— The problem —
Return, exactly as written, the run of lines that begins at the line containing "Rebuild this chart" and ends at the line containing "import * as". Nothing outside that run belongs in the answer.
· · ·
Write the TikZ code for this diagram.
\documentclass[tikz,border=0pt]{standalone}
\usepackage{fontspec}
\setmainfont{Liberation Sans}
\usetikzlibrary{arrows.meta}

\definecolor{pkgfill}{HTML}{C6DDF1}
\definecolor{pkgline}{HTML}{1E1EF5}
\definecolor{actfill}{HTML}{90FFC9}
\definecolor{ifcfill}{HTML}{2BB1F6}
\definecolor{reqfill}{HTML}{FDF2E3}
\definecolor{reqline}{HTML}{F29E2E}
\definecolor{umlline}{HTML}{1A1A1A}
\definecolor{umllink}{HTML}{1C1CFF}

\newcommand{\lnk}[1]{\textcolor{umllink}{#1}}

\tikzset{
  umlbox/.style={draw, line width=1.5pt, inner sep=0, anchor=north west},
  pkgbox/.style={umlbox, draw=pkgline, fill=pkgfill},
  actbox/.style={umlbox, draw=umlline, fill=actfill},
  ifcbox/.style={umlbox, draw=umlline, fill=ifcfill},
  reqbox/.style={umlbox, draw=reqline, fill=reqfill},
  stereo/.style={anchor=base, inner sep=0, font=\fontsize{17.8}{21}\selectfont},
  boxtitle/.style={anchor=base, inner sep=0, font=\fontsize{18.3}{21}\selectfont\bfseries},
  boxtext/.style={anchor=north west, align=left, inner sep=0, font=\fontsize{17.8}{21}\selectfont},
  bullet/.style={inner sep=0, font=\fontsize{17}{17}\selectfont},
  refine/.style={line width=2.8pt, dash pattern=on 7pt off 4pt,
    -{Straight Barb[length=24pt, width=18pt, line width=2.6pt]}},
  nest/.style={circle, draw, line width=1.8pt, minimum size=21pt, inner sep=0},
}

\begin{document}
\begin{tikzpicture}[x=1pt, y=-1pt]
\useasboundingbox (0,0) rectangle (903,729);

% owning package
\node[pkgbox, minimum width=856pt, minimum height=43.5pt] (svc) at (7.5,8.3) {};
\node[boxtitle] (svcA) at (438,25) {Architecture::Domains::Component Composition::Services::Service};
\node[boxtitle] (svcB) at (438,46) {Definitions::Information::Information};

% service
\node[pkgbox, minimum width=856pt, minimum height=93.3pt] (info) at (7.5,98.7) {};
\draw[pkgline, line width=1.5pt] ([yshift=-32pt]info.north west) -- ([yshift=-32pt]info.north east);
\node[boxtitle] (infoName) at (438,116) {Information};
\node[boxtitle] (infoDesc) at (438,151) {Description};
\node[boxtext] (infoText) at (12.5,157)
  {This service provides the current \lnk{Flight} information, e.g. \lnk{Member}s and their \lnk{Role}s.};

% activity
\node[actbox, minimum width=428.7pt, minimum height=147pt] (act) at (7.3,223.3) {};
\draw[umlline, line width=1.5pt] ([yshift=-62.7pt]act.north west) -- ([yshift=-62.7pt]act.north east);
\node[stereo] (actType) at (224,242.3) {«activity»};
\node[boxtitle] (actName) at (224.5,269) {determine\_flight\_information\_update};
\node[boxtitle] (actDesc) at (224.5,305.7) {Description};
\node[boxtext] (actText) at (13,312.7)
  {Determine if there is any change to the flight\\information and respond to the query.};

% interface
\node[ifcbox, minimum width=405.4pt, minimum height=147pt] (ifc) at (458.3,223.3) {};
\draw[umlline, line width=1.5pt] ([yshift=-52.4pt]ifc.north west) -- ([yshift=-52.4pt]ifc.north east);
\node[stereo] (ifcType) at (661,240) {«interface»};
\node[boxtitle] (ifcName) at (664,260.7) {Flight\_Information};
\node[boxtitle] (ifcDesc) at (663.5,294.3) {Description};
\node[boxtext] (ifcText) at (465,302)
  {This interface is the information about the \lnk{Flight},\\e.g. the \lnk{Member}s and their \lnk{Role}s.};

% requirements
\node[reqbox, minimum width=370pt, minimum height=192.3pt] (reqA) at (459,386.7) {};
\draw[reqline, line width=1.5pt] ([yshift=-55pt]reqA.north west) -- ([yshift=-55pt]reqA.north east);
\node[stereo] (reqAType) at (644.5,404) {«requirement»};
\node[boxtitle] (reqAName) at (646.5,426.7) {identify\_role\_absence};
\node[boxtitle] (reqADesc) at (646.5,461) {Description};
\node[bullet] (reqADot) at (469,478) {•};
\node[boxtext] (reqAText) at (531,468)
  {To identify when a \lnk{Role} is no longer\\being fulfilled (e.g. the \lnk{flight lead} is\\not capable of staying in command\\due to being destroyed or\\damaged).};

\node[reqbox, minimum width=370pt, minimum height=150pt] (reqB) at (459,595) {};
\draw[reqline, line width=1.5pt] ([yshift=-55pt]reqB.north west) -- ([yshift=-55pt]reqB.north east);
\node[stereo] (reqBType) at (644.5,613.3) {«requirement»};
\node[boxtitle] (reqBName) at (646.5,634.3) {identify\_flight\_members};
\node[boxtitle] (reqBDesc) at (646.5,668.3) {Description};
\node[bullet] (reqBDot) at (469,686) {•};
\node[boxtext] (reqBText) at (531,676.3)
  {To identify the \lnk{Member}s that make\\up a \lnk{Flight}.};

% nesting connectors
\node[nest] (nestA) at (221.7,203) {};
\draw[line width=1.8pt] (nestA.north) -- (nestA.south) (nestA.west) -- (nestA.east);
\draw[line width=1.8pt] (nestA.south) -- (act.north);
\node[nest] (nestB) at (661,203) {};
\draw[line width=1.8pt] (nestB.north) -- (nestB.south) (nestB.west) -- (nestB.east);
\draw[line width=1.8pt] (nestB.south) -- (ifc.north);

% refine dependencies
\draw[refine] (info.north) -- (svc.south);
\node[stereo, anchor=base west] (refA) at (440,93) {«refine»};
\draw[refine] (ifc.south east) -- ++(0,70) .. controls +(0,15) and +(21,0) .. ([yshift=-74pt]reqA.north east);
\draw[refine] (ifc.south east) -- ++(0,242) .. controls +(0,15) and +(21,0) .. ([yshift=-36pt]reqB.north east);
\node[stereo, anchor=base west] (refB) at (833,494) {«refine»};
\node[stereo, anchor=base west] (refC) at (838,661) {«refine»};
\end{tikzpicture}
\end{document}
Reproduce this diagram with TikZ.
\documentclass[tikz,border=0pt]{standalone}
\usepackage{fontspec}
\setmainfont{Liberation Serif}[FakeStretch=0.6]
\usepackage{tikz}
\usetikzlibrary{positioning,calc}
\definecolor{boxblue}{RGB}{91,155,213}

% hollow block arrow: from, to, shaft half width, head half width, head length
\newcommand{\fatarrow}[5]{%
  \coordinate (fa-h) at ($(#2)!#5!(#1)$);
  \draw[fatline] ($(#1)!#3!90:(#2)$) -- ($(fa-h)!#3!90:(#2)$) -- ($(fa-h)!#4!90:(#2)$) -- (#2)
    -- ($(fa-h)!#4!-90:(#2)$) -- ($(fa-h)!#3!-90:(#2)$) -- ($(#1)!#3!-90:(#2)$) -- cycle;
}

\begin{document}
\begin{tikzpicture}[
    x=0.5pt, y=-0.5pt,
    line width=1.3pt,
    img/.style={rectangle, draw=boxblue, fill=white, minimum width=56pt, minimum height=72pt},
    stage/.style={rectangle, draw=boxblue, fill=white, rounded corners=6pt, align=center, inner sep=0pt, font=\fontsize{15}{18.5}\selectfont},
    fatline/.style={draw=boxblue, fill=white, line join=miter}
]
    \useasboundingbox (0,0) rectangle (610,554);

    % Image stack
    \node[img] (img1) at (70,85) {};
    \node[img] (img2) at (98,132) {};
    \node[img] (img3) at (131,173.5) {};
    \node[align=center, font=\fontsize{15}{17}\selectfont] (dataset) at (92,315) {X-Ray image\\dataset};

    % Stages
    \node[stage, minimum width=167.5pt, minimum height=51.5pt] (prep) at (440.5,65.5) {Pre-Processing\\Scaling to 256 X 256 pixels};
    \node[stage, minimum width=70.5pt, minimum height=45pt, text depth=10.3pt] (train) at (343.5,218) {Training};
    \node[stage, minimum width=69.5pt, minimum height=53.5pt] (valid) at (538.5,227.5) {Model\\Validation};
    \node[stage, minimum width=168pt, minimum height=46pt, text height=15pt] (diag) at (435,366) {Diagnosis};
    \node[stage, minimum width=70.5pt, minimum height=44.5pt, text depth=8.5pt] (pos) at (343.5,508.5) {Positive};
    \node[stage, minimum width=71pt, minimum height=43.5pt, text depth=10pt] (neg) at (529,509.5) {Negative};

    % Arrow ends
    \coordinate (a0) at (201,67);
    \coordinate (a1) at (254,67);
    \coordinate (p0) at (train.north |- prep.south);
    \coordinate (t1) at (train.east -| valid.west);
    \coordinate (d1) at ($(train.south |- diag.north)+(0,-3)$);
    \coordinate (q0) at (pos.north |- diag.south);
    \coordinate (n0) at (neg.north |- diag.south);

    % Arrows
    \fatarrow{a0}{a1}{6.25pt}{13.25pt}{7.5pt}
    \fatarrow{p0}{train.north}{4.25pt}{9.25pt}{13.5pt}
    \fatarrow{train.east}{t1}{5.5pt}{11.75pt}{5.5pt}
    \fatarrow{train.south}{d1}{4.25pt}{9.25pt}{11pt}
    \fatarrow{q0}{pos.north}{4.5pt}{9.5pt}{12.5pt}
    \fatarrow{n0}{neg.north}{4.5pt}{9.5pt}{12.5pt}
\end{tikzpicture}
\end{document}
· · ·
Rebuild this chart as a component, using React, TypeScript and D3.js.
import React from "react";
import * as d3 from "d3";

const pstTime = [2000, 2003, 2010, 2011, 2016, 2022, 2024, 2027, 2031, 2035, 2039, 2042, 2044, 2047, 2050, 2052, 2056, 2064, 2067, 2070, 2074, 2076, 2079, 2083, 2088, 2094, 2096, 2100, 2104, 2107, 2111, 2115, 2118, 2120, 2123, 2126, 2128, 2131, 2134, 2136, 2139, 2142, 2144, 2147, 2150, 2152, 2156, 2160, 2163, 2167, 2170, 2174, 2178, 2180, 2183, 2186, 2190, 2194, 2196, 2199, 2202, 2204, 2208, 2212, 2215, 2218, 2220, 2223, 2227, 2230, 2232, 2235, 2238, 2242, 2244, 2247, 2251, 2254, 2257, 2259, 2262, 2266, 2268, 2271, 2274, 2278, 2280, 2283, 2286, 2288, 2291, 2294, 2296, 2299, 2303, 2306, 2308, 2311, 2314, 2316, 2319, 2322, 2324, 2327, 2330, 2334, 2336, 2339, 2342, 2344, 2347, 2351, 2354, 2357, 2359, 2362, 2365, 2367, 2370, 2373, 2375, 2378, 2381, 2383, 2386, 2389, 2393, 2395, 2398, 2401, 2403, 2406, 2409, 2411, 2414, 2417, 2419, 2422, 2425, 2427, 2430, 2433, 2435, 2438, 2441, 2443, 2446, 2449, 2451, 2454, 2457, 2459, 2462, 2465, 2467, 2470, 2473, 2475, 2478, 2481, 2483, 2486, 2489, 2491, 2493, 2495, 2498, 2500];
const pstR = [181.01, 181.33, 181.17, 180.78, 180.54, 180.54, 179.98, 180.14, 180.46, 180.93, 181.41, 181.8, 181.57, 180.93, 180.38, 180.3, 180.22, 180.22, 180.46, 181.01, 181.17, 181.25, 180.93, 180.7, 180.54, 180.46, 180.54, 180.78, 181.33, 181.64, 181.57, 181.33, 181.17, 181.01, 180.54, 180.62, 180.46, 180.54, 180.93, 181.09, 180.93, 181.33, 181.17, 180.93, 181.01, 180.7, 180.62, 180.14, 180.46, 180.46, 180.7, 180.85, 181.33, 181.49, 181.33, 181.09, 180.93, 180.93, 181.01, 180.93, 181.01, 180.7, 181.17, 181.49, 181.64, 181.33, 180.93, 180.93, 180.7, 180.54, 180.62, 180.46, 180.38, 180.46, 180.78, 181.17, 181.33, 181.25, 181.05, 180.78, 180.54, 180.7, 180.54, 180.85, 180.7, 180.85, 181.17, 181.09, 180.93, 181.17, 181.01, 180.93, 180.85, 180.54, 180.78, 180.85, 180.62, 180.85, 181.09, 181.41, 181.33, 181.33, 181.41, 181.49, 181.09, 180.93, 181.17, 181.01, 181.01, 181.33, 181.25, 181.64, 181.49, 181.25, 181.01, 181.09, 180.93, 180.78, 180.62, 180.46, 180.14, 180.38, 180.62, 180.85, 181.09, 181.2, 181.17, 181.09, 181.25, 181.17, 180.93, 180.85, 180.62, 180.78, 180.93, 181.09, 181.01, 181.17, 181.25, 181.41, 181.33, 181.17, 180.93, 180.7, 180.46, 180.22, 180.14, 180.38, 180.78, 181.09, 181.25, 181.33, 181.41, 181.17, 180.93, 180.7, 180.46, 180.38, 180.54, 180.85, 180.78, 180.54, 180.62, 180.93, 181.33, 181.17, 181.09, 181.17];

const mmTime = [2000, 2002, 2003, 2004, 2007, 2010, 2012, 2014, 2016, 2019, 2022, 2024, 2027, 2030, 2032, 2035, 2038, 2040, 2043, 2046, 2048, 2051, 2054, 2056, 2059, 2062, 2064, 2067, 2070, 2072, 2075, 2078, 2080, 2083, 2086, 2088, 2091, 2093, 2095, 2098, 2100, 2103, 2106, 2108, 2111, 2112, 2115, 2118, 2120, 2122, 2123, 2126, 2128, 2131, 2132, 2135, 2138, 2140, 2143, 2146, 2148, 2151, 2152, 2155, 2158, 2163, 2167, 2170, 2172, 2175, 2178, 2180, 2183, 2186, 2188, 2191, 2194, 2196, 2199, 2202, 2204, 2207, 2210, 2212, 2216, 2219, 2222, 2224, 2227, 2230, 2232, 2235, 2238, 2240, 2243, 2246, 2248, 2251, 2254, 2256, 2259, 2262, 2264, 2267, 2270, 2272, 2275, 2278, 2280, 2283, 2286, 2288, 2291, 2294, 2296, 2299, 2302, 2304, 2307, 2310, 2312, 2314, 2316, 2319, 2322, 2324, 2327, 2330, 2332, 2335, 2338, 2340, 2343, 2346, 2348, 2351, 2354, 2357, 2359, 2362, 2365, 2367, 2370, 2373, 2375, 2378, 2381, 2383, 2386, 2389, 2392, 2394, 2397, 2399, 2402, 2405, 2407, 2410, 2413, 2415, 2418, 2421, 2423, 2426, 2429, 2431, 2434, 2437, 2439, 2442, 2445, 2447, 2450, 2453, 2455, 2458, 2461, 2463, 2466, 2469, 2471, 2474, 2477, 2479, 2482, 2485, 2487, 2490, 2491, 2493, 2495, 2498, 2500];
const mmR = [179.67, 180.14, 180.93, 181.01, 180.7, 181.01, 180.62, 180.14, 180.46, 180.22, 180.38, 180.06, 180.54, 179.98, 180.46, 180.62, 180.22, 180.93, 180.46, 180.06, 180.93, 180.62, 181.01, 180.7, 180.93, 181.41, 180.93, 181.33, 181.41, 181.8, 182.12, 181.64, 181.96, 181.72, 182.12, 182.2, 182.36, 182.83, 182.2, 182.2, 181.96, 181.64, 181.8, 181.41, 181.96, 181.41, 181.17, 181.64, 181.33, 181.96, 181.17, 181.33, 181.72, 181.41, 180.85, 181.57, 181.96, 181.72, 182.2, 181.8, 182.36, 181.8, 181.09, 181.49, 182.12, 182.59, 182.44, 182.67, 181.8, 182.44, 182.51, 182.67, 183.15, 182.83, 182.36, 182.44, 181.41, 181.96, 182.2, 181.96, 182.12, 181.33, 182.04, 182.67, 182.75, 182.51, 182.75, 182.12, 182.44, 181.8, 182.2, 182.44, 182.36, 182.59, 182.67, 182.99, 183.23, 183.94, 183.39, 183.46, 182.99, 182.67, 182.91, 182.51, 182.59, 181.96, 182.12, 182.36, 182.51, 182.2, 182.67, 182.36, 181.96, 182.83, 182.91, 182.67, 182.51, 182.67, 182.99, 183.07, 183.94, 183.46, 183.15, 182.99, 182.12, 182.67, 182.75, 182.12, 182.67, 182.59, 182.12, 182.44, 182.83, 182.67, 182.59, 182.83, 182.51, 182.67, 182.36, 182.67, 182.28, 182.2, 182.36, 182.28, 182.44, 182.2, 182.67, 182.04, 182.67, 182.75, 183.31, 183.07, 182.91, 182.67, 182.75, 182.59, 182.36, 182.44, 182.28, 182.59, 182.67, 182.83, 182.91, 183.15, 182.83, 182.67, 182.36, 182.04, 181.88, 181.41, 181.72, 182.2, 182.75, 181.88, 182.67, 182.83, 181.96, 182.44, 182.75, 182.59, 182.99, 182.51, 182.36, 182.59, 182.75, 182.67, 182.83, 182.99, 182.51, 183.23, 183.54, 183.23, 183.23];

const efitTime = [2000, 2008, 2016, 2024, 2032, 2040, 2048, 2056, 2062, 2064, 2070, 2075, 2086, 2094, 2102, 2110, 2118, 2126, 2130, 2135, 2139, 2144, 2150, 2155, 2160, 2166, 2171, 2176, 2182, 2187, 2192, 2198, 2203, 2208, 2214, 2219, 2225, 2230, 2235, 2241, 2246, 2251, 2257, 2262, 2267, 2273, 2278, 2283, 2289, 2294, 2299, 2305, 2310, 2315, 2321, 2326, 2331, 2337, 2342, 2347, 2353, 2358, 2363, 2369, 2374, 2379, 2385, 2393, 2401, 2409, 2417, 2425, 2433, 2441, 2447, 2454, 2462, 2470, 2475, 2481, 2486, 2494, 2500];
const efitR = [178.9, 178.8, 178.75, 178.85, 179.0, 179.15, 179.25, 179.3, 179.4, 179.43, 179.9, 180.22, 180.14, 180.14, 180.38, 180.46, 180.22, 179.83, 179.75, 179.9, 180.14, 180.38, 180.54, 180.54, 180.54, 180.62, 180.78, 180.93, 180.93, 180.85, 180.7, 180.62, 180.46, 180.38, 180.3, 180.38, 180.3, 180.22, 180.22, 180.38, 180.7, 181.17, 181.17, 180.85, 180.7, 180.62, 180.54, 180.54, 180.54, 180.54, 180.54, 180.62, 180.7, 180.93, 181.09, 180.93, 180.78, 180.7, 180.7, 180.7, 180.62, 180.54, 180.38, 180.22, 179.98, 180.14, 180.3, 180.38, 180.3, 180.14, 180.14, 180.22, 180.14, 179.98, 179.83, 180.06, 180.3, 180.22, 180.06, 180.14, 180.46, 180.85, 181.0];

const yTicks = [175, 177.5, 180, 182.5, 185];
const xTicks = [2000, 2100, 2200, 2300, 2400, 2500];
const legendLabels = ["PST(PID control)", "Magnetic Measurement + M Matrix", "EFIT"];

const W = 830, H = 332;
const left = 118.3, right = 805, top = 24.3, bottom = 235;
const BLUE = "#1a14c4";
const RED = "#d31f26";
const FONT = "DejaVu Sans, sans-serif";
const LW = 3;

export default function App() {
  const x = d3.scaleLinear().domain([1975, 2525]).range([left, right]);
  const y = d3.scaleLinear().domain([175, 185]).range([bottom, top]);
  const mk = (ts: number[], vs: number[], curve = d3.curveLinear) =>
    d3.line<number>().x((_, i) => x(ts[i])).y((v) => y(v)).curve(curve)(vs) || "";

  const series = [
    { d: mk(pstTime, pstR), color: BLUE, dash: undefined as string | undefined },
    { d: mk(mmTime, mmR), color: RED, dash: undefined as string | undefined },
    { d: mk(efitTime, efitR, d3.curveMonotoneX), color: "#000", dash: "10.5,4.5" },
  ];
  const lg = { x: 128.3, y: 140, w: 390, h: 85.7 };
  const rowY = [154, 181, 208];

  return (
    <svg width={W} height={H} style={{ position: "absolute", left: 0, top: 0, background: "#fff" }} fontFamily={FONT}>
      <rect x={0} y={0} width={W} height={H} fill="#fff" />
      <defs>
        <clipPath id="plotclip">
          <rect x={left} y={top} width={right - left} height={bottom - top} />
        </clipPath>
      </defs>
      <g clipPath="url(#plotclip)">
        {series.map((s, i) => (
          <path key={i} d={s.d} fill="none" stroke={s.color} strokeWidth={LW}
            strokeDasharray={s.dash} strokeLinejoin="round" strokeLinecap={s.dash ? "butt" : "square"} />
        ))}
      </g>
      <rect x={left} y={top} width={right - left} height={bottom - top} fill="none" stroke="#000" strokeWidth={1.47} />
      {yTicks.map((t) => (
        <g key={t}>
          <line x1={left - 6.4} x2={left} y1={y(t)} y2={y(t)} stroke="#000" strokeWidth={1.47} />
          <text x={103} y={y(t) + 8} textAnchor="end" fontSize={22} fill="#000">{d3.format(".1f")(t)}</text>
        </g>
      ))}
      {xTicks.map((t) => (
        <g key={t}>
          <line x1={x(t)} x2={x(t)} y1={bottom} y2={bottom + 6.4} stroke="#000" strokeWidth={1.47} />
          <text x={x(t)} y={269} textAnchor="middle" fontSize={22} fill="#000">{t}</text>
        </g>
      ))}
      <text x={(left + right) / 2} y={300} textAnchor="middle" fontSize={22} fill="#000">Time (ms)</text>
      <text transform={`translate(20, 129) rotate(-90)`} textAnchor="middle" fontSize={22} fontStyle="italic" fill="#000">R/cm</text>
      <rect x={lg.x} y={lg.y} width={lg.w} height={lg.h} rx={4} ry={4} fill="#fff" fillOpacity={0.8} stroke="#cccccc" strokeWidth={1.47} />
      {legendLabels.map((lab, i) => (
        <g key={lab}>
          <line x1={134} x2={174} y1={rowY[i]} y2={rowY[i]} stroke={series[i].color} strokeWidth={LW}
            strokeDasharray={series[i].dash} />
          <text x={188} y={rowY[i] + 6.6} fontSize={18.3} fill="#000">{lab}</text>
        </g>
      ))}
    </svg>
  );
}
· · ·
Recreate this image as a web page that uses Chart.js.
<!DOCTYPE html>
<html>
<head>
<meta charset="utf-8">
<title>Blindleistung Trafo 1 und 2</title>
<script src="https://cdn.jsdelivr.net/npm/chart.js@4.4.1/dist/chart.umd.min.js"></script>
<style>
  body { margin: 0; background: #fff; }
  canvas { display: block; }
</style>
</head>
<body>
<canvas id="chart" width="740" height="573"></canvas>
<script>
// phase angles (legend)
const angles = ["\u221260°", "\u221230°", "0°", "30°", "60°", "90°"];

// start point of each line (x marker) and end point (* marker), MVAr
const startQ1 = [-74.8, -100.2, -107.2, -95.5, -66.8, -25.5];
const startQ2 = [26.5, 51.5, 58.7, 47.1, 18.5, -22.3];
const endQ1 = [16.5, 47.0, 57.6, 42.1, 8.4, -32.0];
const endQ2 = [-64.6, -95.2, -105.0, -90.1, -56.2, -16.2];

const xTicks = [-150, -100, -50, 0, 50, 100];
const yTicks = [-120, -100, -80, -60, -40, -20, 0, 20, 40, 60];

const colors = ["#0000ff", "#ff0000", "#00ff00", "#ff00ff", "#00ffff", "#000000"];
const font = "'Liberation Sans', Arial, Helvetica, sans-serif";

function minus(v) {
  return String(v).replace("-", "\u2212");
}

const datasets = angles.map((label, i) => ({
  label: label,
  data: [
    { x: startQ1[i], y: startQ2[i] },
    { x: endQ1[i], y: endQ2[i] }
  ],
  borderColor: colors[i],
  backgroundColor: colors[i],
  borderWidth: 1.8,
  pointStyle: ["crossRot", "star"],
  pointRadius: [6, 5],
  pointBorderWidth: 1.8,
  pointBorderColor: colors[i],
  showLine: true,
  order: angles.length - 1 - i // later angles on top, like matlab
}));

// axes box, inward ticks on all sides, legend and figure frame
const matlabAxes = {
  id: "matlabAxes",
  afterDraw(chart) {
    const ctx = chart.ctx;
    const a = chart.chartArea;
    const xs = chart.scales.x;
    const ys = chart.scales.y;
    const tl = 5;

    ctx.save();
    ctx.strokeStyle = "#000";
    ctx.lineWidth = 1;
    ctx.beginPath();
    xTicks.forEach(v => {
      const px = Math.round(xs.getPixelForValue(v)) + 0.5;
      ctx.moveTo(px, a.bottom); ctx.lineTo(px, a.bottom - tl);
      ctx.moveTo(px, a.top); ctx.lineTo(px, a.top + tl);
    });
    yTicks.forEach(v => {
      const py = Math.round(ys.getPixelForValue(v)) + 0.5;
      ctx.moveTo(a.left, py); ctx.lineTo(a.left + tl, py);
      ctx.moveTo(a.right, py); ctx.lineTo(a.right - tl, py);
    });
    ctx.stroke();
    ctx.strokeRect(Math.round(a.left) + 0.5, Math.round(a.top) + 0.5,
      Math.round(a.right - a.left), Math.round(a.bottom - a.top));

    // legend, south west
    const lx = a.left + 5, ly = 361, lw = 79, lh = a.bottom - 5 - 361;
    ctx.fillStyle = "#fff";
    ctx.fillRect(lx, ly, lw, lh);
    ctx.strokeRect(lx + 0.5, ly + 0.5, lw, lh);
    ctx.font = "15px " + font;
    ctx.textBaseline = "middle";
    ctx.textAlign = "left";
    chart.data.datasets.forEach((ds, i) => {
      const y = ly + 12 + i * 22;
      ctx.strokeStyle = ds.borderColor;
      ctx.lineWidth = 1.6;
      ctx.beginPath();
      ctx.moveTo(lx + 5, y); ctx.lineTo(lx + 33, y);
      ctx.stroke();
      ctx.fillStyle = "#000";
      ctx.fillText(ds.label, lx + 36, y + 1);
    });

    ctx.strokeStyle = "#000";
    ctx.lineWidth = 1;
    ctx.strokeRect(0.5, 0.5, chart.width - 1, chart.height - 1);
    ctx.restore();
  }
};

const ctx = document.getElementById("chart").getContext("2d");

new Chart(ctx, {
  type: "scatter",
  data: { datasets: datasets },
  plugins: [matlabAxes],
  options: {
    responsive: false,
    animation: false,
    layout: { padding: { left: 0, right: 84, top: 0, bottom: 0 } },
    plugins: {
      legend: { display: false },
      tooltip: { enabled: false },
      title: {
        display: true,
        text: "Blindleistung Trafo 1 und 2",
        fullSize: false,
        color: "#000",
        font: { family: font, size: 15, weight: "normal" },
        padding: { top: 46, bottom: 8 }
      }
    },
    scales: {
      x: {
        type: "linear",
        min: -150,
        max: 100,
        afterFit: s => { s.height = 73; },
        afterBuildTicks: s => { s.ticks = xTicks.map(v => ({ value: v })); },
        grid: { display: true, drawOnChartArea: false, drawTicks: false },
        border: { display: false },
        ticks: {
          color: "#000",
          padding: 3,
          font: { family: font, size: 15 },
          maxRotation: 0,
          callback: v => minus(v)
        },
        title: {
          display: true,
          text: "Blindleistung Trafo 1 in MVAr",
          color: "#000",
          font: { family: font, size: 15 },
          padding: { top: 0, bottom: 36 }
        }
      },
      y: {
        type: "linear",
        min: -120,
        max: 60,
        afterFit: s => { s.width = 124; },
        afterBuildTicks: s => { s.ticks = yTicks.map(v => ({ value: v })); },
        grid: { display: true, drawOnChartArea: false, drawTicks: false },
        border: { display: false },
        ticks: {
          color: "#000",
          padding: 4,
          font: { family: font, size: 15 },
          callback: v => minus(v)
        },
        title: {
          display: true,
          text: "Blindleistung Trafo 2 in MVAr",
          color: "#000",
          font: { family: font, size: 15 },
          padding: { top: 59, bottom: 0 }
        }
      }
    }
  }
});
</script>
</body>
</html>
· · ·
— Worked answer —
Rebuild this chart as a component, using React, TypeScript and D3.js.
import React from "react";
import * as d3 from "d3";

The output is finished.